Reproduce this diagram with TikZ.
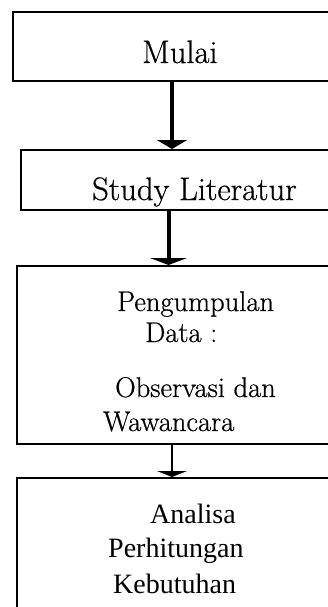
\documentclass[tikz,border=0pt]{standalone}
\usepackage{fontspec}
\newfontfamily\timesfont{Liberation Serif}
\newfontfamily\lmfont{Latin Modern Roman}[FakeBold=0.6]
\usetikzlibrary{arrows.meta}

\begin{document}
\begin{tikzpicture}[x=1pt,y=-1pt,
    box/.style={draw, line width=2pt, anchor=north west, inner sep=0, minimum width=340pt},
    big/.style={anchor=base west, inner sep=0, font=\lmfont\fontsize{32.5}{38}\selectfont},
    small/.style={anchor=base west, inner sep=0, font=\lmfont\fontsize{28.5}{34}\selectfont},
    tnr/.style={anchor=base west, inner sep=0, font=\timesfont\fontsize{28}{34}\selectfont}]
    \useasboundingbox (0,0) rectangle (328,607);
    \clip (0,0) rectangle (328,607);
    % boxes
    \node[box, minimum height=69pt] (mulai) at (12,11) {};
    \node[box, minimum height=60pt] (studi) at (20,149) {};
    \node[box, minimum height=178pt] (data) at (16,265) {};
    \node[box, minimum height=200pt] (analisa) at (16,477) {};
    % texts
    \node[big] (tmulai) at (142,63) {Mulai};
    \node[big] (tstudi) at (92,200) {Study Literatur};
    \node[small] (tdata1) at (117,311) {Pengumpulan};
    \node[small] (tdata2) at (145,342) {Data :};
    \node[small] (tdata3) at (115,397) {Observasi dan};
    \node[small] (tdata4) at (103,431) {Wawancara};
    \node[tnr] (tanalisa1) at (150,523) {Analisa};
    \node[tnr] (tanalisa2) at (108,557) {Perhitungan};
    \node[tnr] (tanalisa3) at (113,593) {Kebutuhan};
    % arrows
    \coordinate (a1) at (172,0);
    \coordinate (a2) at (168.5,0);
    \coordinate (a3) at (172,0);
    \draw [line width=4pt, -{Triangle[width=30pt,length=9pt]}] (mulai.south -| a1) -- (studi.north -| a1);
    \draw [line width=4pt, -{Triangle[width=37pt,length=7pt]}] (studi.south -| a2) -- (data.north -| a2);
    \draw [line width=2pt, -{Triangle[width=30pt,length=6pt]}] (data.south -| a3) -- (analisa.north -| a3);
\end{tikzpicture}
\end{document}
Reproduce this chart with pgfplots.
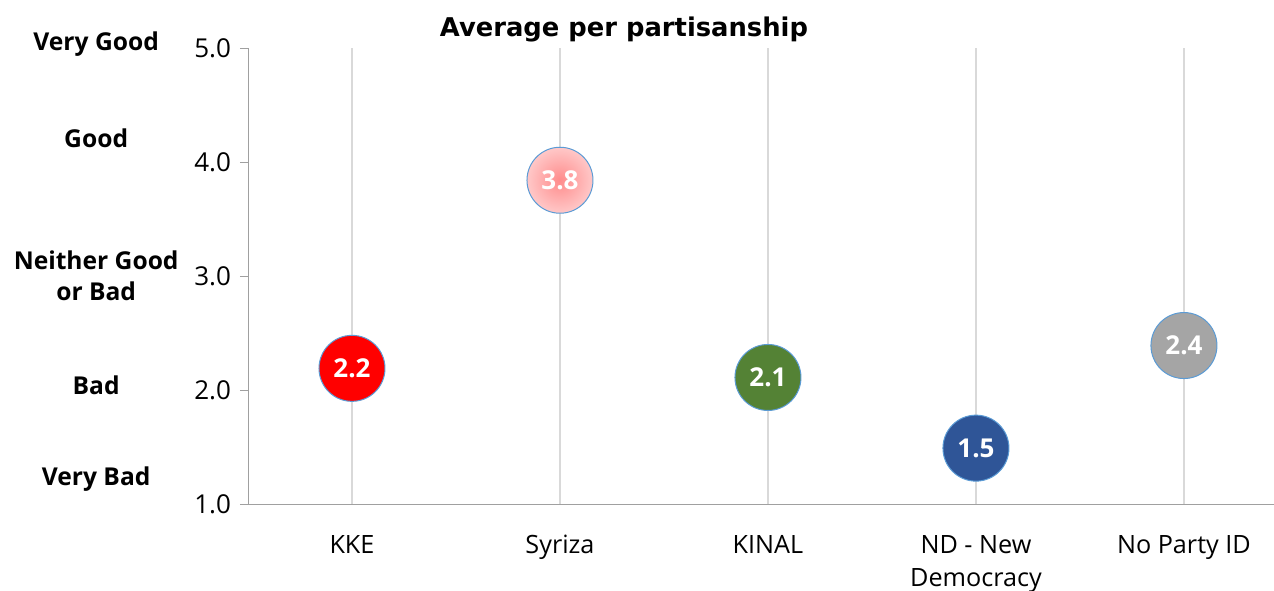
\documentclass[border=0pt]{standalone}
\usepackage{pgfplots}
\pgfplotsset{compat=1.18}
\usepackage{fontspec}
\setmainfont{Open Sans}
\newfontfamily\titlefont{DejaVu Sans}

\definecolor{kke}{HTML}{FF0000}
\definecolor{kinal}{HTML}{548235}
\definecolor{nd}{HTML}{2F5597}
\definecolor{noparty}{HTML}{A5A5A5}
\definecolor{syrin}{HTML}{FF8C8C}
\definecolor{syrout}{HTML}{FFC8C8}
\definecolor{edge}{HTML}{5B9BD5}
\definecolor{gridc}{HTML}{D9D9D9}
\definecolor{axisc}{HTML}{A0A0A0}

\pgfplotsset{
  bubble/.style={only marks, mark=none, point meta=y,
    nodes near coords={\pgfmathprintnumber[fixed,precision=1,fixed zerofill,assume math mode=true]{\pgfplotspointmeta}},
    nodes near coords style={anchor=center, circle, inner sep=0pt, minimum size=33pt,
        draw=edge, line width=0.5pt, text=white, font=\bfseries\fontsize{13}{15}\selectfont, #1}},
}

\begin{document}
\begin{tikzpicture}
\useasboundingbox (0,0) rectangle (637pt,295pt);
\node[font=\titlefont\bfseries\fontsize{12.9}{15}\selectfont, anchor=base] at (312pt,276.5pt) {Average per partisanship};
\begin{axis}[
    at={(124pt,43pt)}, anchor=south west,
    scale only axis,
    width=513pt, height=228pt,
    xmin=-0.5, xmax=4.433,
    ymin=1, ymax=5,
    clip=false,
    axis lines=left,
    axis line style={axisc, -},
    xtick={0,...,4},
    xticklabels={KKE, Syriza, KINAL, {ND - New\\Democracy}, No Party ID},
    xticklabel style={align=center, font=\fontsize{12.6}{16.5}\selectfont},
    xticklabel shift=8pt,
    x tick style={draw=none},
    xmajorgrids,
    grid style={gridc, line width=0.6pt},
    ytick={1,...,5},
    y tick style={axisc},
    tick align=outside,
    major tick length=4pt,
    yticklabel style={font=\fontsize{13}{15}\selectfont},
    yticklabel shift=1pt,
    y tick label style={/pgf/number format/.cd, fixed, fixed zerofill, precision=1, assume math mode=true},
]
% one bubble per partisanship group, labelled with its average
\addplot[bubble={fill=kke}] coordinates {(0,2.19)};
\addplot[bubble={inner color=syrin, outer color=syrout}] coordinates {(1,3.84)};
\addplot[bubble={fill=kinal}] coordinates {(2,2.11)};
\addplot[bubble={fill=nd}] coordinates {(3,1.49)};
\addplot[bubble={fill=noparty}] coordinates {(4,2.39)};

% verbal scale beside the numeric ticks
\begin{scope}[every node/.style={font=\bfseries\fontsize{12.3}{15.5}\selectfont, align=center}]
\node at (axis cs:-1.23,5.03) {Very Good};
\node at (axis cs:-1.23,4.21) {Good};
\node at (axis cs:-1.23,3.00) {Neither Good\\or Bad};
\node at (axis cs:-1.23,2.04) {Bad};
\node at (axis cs:-1.23,1.22) {Very Bad};
\end{scope}
\end{axis}
\end{tikzpicture}
\end{document}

━━━━━━━━

Filter the records above and return every line that holds the word "Reproduce".

Finished task:
Reproduce this diagram with TikZ.
Reproduce this chart with pgfplots.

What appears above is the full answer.